The idea of Gods having strength from worship is not new. Nor is the mortality of Gods who lose their followers. Pratchett did it in Small Gods and Douglas Adams also played it for laughs in Dirk Gently. Gaiman creates a many-layered world of belief and magic, parallel to, but not separate from our own world. The differences between good and bad are blurred here. The unity of the Gods, old versus new, obscures the fact that both sides have their own divisions. For most of the Gods, humans worship them, but are also objects to satisfy their own base desires. People to be seduced, laughed at and scorned. You could if you want, employ a further metaphor here, human life generates the religious value that the Gods crave and need to continue their blind, irrational lives.
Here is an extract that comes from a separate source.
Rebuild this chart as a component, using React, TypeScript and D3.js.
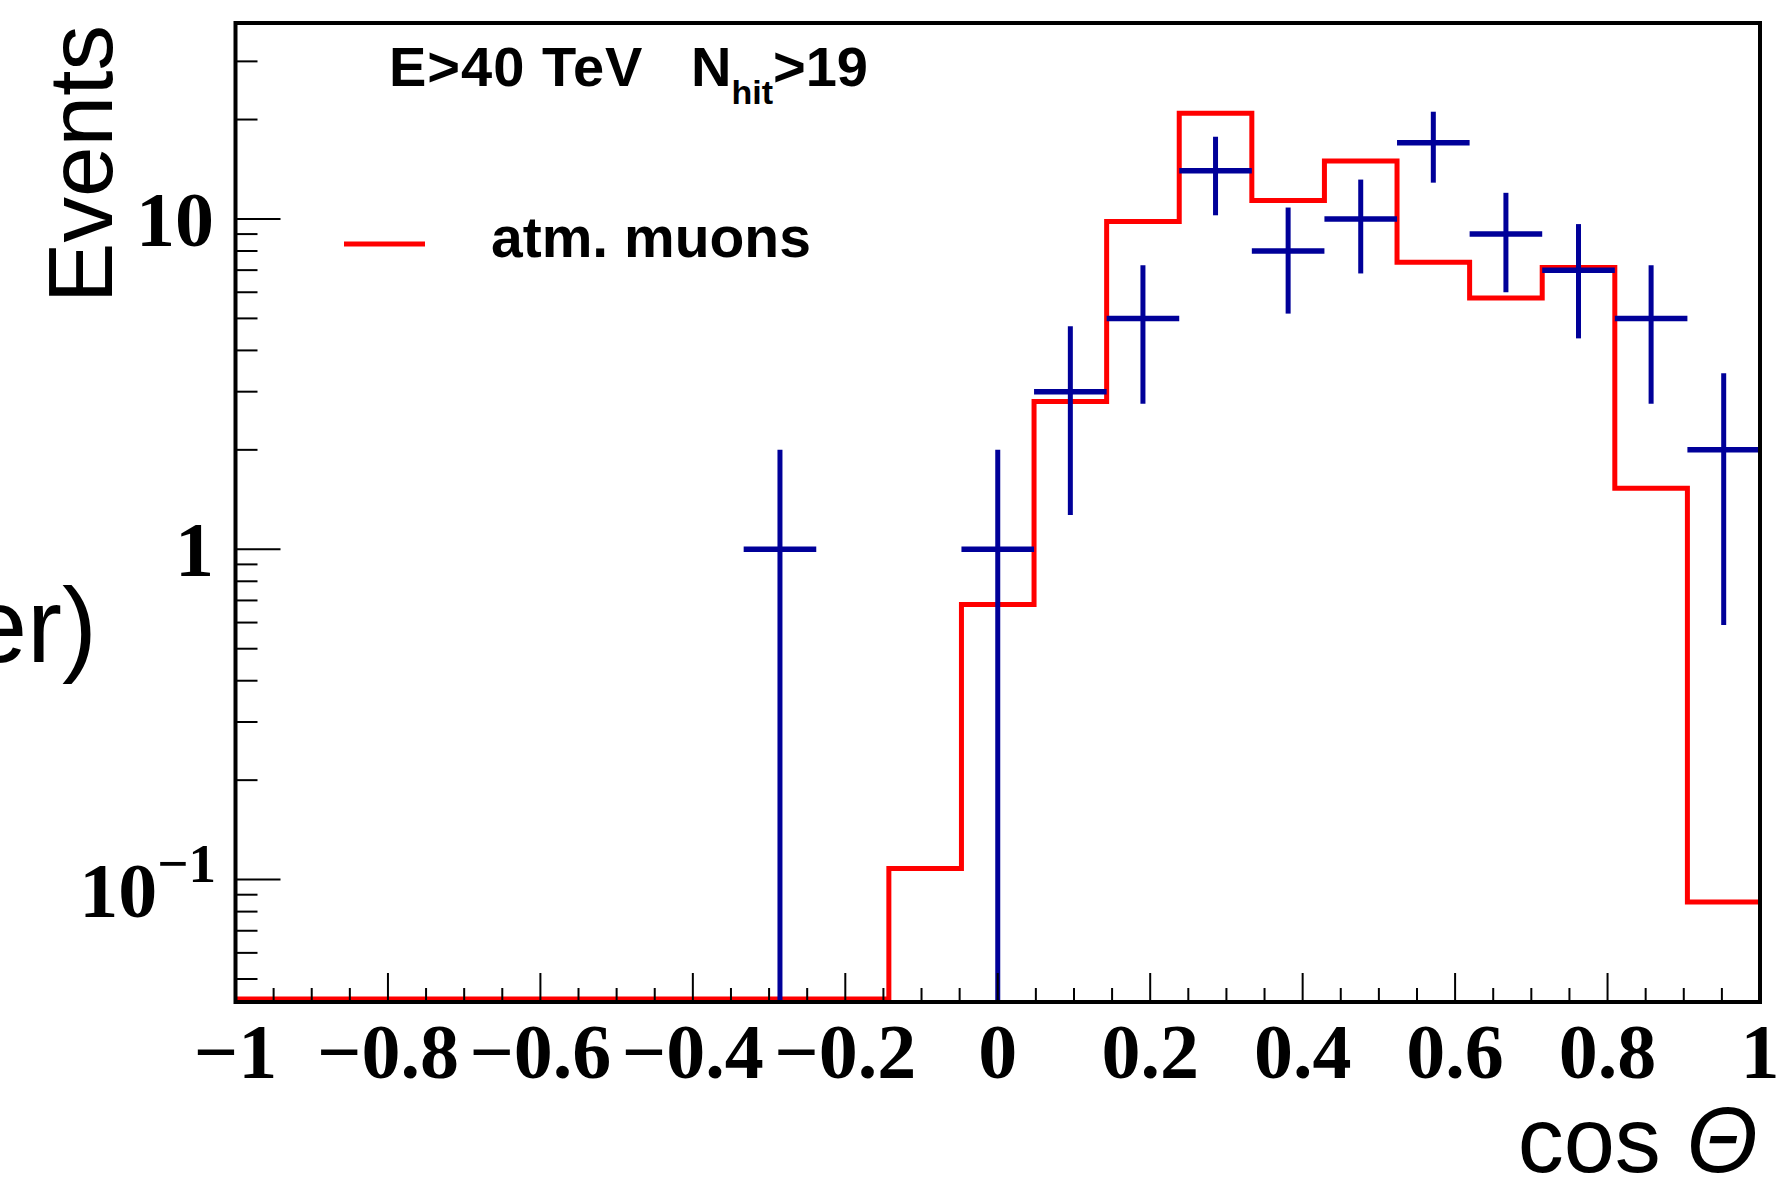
import React from 'react';
import * as d3 from 'd3';

// ---- data ----
const binCount = 21;
const xDomain = [-1, 1];
const muonMC = [0, 0, 0, 0, 0, 0, 0, 0, 0, 0.108, 0.68, 2.8, 9.82, 20.9, 11.37, 14.97, 7.4, 5.76, 7.13, 1.53, 0.0855];
const dataCounts = [0, 0, 0, 0, 0, 0, 0, 1, 0, 0, 1, 3, 5, 14, 8, 10, 17, 9, 7, 5, 2];
const dataErrors = [0, 0, 0, 0, 0, 0, 0, 1, 0, 0, 1, 1.73, 2.24, 3.74, 2.83, 3.16, 4.12, 3, 2.65, 2.24, 1.41];
const xTickValues = [-1, -0.8, -0.6, -0.4, -0.2, 0, 0.2, 0.4, 0.6, 0.8, 1];
const xTickLabels = ['\u22121', '\u22120.8', '\u22120.6', '\u22120.4', '\u22120.2', '0', '0.2', '0.4', '0.6', '0.8', '1'];
const yDomain = [0.0426, 39.2];
const yMajorTicks = [0.1, 1, 10];
const yMinorTicks = [0.05, 0.06, 0.07, 0.08, 0.09, 0.2, 0.3, 0.4, 0.5, 0.6, 0.7, 0.8, 0.9, 2, 3, 4, 5, 6, 7, 8, 9, 20, 30];
const legendLabel = 'atm. muons';
const cutText = 'E>40 TeV';

const W = 1783;
const H = 1179;
const L = 235.5, R = 1760, T = 23, B = 1002;
const RED = '#ff0000';
const BLUE = '#000099';
const SERIF = '"Liberation Serif", "Times New Roman", serif';
const SANS = '"Liberation Sans", Arial, Helvetica, sans-serif';

export default function App() {
  const x = d3.scaleLinear().domain(xDomain).range([L, R]);
  const y = d3.scaleLog().domain(yDomain).range([B, T]);
  const binW = (xDomain[1] - xDomain[0]) / binCount;
  const edges = d3.range(binCount + 1).map((i) => xDomain[0] + i * binW);
  const floorY = B - 3;
  const yc = (v: number) => (v <= yDomain[0] ? floorY : y(v));

  // step histogram
  const pts: [number, number][] = [];
  muonMC.forEach((v, i) => {
    pts.push([x(edges[i]), yc(v)]);
    pts.push([x(edges[i + 1]), yc(v)]);
  });
  const stepPath = d3.line()(pts) as string;

  const xMinor: number[] = [];
  for (let i = 0; i <= 40; i++) {
    const v = -1 + i * 0.05;
    if (i % 4 !== 0) xMinor.push(v);
  }

  return (
    <svg width={W} height={H} style={{ position: 'absolute', left: 0, top: 0, display: 'block', background: '#fff' }}>
      <rect x={0} y={0} width={W} height={H} fill="#fff" />

      {/* step histogram */}
      <path d={stepPath} fill="none" stroke={RED} strokeWidth={5} strokeLinejoin="miter" />

      {/* data points */}
      {dataCounts.map((c, i) =>
        c > 0 ? (
          <g key={i} stroke={BLUE}>
            <line x1={x(edges[i])} x2={x(edges[i + 1])} y1={y(c)} y2={y(c)} strokeWidth={5.5} />
            <line
              x1={x((edges[i] + edges[i + 1]) / 2)}
              x2={x((edges[i] + edges[i + 1]) / 2)}
              y1={y(c + dataErrors[i])}
              y2={c - dataErrors[i] <= yDomain[0] ? B : y(c - dataErrors[i])}
              strokeWidth={5}
            />
          </g>
        ) : null
      )}

      {/* y ticks */}
      {yMajorTicks.map((v) => (
        <line key={'ym' + v} x1={L} x2={L + 45} y1={y(v)} y2={y(v)} stroke="#000" strokeWidth={2} />
      ))}
      {yMinorTicks.map((v) => (
        <line key={'yn' + v} x1={L} x2={L + 22} y1={y(v)} y2={y(v)} stroke="#000" strokeWidth={2} />
      ))}
      {/* x ticks */}
      {xTickValues.map((v) => (
        <line key={'xm' + v} x1={x(v)} x2={x(v)} y1={B} y2={B - 29} stroke="#000" strokeWidth={2} />
      ))}
      {xMinor.map((v) => (
        <line key={'xn' + v} x1={x(v)} x2={x(v)} y1={B} y2={B - 14} stroke="#000" strokeWidth={2} />
      ))}

      {/* frame */}
      <rect x={L} y={T} width={R - L} height={B - T} fill="none" stroke="#000" strokeWidth={4} />

      {/* x tick labels */}
      {xTickValues.map((v, i) => (
        <text key={'xl' + v} x={x(v)} y={1078} textAnchor="middle" fontFamily={SERIF} fontWeight="bold" fontSize={78}>
          {xTickLabels[i]}
        </text>
      ))}

      {/* y tick labels */}
      <text x={214} y={y(10) + 27} textAnchor="end" fontFamily={SERIF} fontWeight="bold" fontSize={78}>10</text>
      <text x={214} y={y(1) + 27} textAnchor="end" fontFamily={SERIF} fontWeight="bold" fontSize={78}>1</text>
      <text x={216} y={y(0.1) + 37} textAnchor="end" fontFamily={SERIF} fontWeight="bold" fontSize={78}>
        10<tspan dy={-35} fontSize={55}>{'\u22121'}</tspan>
      </text>

      {/* axis titles */}
      <text transform="translate(112,25) rotate(-90)" textAnchor="end" fontFamily={SANS} fontSize={91}>Events</text>
      <text x={1758} y={1172} textAnchor="end" fontFamily={SANS} fontSize={92}>
        cos <tspan fontStyle="italic">Θ</tspan>
      </text>

      {/* leftover fragment */}
      <text x={97} y={662} textAnchor="end" fontFamily={SANS} fontSize={105}>er)</text>

      {/* cut label */}
      <text x={389} y={86} fontFamily={SANS} fontWeight="bold" fontSize={56} letterSpacing={1}>{cutText}</text>
      <text x={691} y={86} fontFamily={SANS} fontWeight="bold" fontSize={56}>
        N<tspan dy={18} fontSize={34}>hit</tspan><tspan dy={-18} fontSize={56}>{'>19'}</tspan>
      </text>

      {/* legend */}
      <line x1={344} x2={425} y1={244} y2={244} stroke={RED} strokeWidth={5} />
      <text x={491} y={257} fontFamily={SANS} fontWeight="bold" fontSize={57}>{legendLabel}</text>
    </svg>
  );
}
The further accumulation of belief requires the further use and abuse of humans, even if some Gods enjoy the exploitation less than others.
I will avoid the temptation to draw out the detail of the story. The climatic battle between old and new here does not necessarily herald a change in the human world, though one is left with the feeling that a world were the only Gods that exist are ones that represent Internet shopping and machine guns would not be a good things for ordinary folk. Whether humanity ever ever throw off the Gods themselves is left to the imagination. His voyage through America as Shadow explores the other world that he has hitherto not observed, is a work of detail. From the small towns, with their delicious undercurrent of pain and suffering, to the rank, sterile life of shopping malls and banks, the book is part travelogue, part crime caper, part fantasy and in large part, a tale of retribution and revenge. It is a wonderful read that will suck you into an alternate world, but one that is strangely familiar.